*Data*:
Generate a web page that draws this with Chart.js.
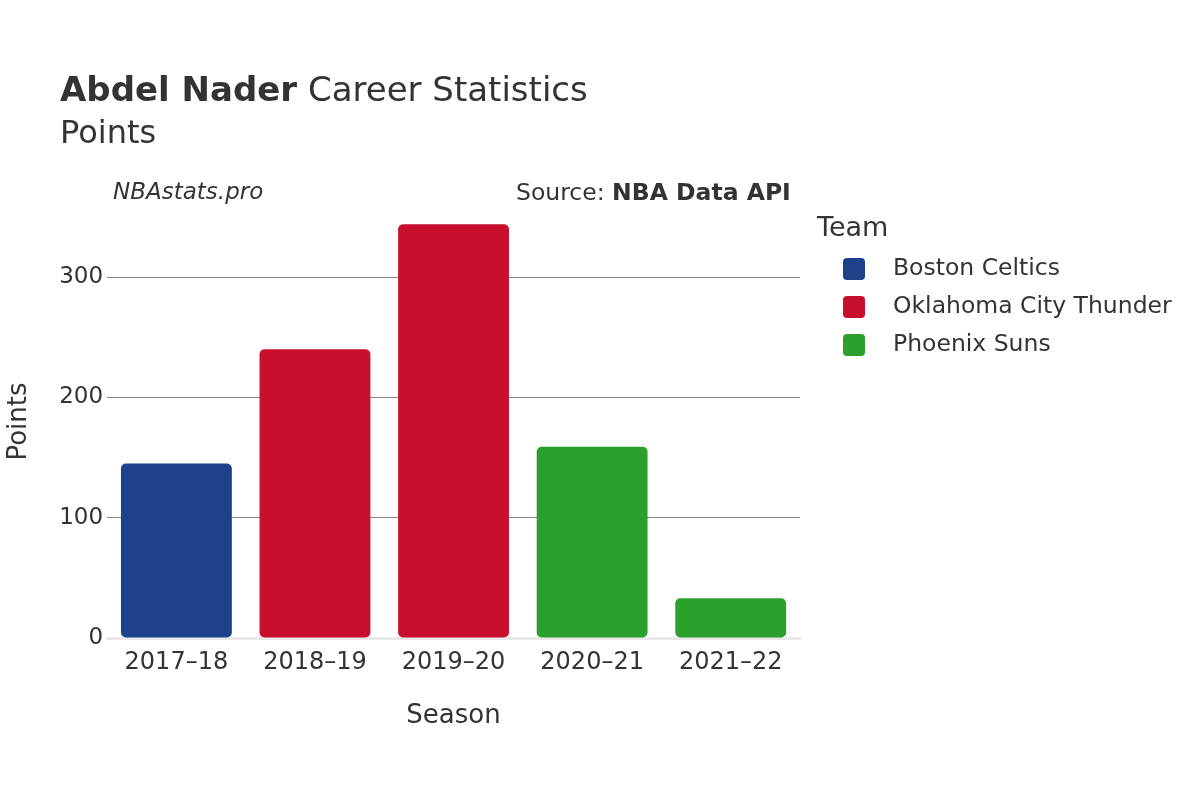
<!DOCTYPE html>
<html><head><meta charset="utf-8">
<script src="https://cdn.jsdelivr.net/npm/chart.js@4/dist/chart.umd.min.js"></script>
<style>
body{margin:0;background:#fff;font-family:"DejaVu Sans",sans-serif;color:#333;}
#wrap{position:relative;width:1200px;height:800px;}
canvas{position:absolute;left:0;top:0;}
.t{position:absolute;white-space:nowrap;}
.sw{display:inline-block;width:22px;height:22px;border-radius:4px;vertical-align:middle;margin-right:28px;}
.li{position:absolute;left:843px;font-size:23.5px;}
</style></head><body>
<div id="wrap">
<canvas id="c" width="1200" height="800"></canvas>
<div class="t" style="left:60px;top:69px;font-size:34px;"><b>Abdel Nader</b> Career Statistics</div>
<div class="t" style="left:60px;top:113px;font-size:32px;">Points</div>
<div class="t" style="left:113px;top:178px;font-size:23px;font-style:italic;">NBAstats.pro</div>
<div class="t" style="left:516px;top:178px;font-size:23.5px;">Source: <b>NBA Data API</b></div>
<div class="t" style="left:817px;top:211px;font-size:27px;">Team</div>
<div class="li" style="top:253px;"><span class="sw" style="background:#1d428a"></span>Boston Celtics</div>
<div class="li" style="top:291px;"><span class="sw" style="background:#c8102e"></span>Oklahoma City Thunder</div>
<div class="li" style="top:329px;"><span class="sw" style="background:#2ca02c"></span>Phoenix Suns</div>
</div>
<script>
// données
const seasons = ['2017–18', '2018–19', '2019–20', '2020–21', '2021–22'];
const celtics = [145, null, null, null, null];
const thunder = [null, 240, 344, null, null];
const suns = [null, null, null, 159, 33];
const yTicks = [0, 100, 200, 300];

const mk = (label, data, color) => ({
    label, data, backgroundColor: color, borderRadius: 5, borderSkipped: false,
    categoryPercentage: 0.8, barPercentage: 1, skipNull: true
});

new Chart(document.getElementById('c'), {
    type: 'bar',
    data: {
        labels: seasons,
        datasets: [
            mk('Boston Celtics', celtics, '#1d428a'),
            mk('Oklahoma City Thunder', thunder, '#c8102e'),
            mk('Phoenix Suns', suns, '#2ca02c')
        ]
    },
    options: {
        responsive: false,
        animation: false,
        layout: { padding: { top: 205, right: 400, left: 0, bottom: 64 } },
        plugins: { legend: { display: false }, tooltip: { enabled: false } },
        scales: {
            x: {
                stacked: false,
                grid: { display: false },
                border: { color: '#e8e8e8', width: 3 },
                ticks: { color: '#333', font: { size: 24, family: 'DejaVu Sans' }, padding: 2 },
                title: { display: true, text: 'Season', color: '#333', font: { size: 26, family: 'DejaVu Sans' }, padding: { top: 22 } }
            },
            y: {
                min: 0, max: 360,
                afterBuildTicks: (ax) => { ax.ticks = yTicks.map(v => ({ value: v })); },
                grid: { color: (c) => c.tick.value === 0 ? 'rgba(0,0,0,0)' : '#888', drawTicks: false },
                border: { display: false },
                ticks: { color: '#333', font: { size: 23, family: 'DejaVu Sans' }, padding: 4 },
                title: { display: true, text: 'Points', color: '#333', font: { size: 26, family: 'DejaVu Sans' }, padding: { bottom: 20 } }
            }
        }
    }
});
</script>
</body></html>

*Exercise goal*: Restate the data above word for word. Do not include the images.

*Solution for this task*:
Generate a web page that draws this with Chart.js.
<!DOCTYPE html>
<html><head><meta charset="utf-8">
<script src="https://cdn.jsdelivr.net/npm/chart.js@4/dist/chart.umd.min.js"></script>
<style>
body{margin:0;background:#fff;font-family:"DejaVu Sans",sans-serif;color:#333;}
#wrap{position:relative;width:1200px;height:800px;}
canvas{position:absolute;left:0;top:0;}
.t{position:absolute;white-space:nowrap;}
.sw{display:inline-block;width:22px;height:22px;border-radius:4px;vertical-align:middle;margin-right:28px;}
.li{position:absolute;left:843px;font-size:23.5px;}
</style></head><body>
<div id="wrap">
<canvas id="c" width="1200" height="800"></canvas>
<div class="t" style="left:60px;top:69px;font-size:34px;"><b>Abdel Nader</b> Career Statistics</div>
<div class="t" style="left:60px;top:113px;font-size:32px;">Points</div>
<div class="t" style="left:113px;top:178px;font-size:23px;font-style:italic;">NBAstats.pro</div>
<div class="t" style="left:516px;top:178px;font-size:23.5px;">Source: <b>NBA Data API</b></div>
<div class="t" style="left:817px;top:211px;font-size:27px;">Team</div>
<div class="li" style="top:253px;"><span class="sw" style="background:#1d428a"></span>Boston Celtics</div>
<div class="li" style="top:291px;"><span class="sw" style="background:#c8102e"></span>Oklahoma City Thunder</div>
<div class="li" style="top:329px;"><span class="sw" style="background:#2ca02c"></span>Phoenix Suns</div>
</div>
<script>
// données
const seasons = ['2017–18', '2018–19', '2019–20', '2020–21', '2021–22'];
const celtics = [145, null, null, null, null];
const thunder = [null, 240, 344, null, null];
const suns = [null, null, null, 159, 33];
const yTicks = [0, 100, 200, 300];

const mk = (label, data, color) => ({
    label, data, backgroundColor: color, borderRadius: 5, borderSkipped: false,
    categoryPercentage: 0.8, barPercentage: 1, skipNull: true
});

new Chart(document.getElementById('c'), {
    type: 'bar',
    data: {
        labels: seasons,
        datasets: [
            mk('Boston Celtics', celtics, '#1d428a'),
            mk('Oklahoma City Thunder', thunder, '#c8102e'),
            mk('Phoenix Suns', suns, '#2ca02c')
        ]
    },
    options: {
        responsive: false,
        animation: false,
        layout: { padding: { top: 205, right: 400, left: 0, bottom: 64 } },
        plugins: { legend: { display: false }, tooltip: { enabled: false } },
        scales: {
            x: {
                stacked: false,
                grid: { display: false },
                border: { color: '#e8e8e8', width: 3 },
                ticks: { color: '#333', font: { size: 24, family: 'DejaVu Sans' }, padding: 2 },
                title: { display: true, text: 'Season', color: '#333', font: { size: 26, family: 'DejaVu Sans' }, padding: { top: 22 } }
            },
            y: {
                min: 0, max: 360,
                afterBuildTicks: (ax) => { ax.ticks = yTicks.map(v => ({ value: v })); },
                grid: { color: (c) => c.tick.value === 0 ? 'rgba(0,0,0,0)' : '#888', drawTicks: false },
                border: { display: false },
                ticks: { color: '#333', font: { size: 23, family: 'DejaVu Sans' }, padding: 4 },
                title: { display: true, text: 'Points', color: '#333', font: { size: 26, family: 'DejaVu Sans' }, padding: { bottom: 20 } }
            }
        }
    }
});
</script>
</body></html>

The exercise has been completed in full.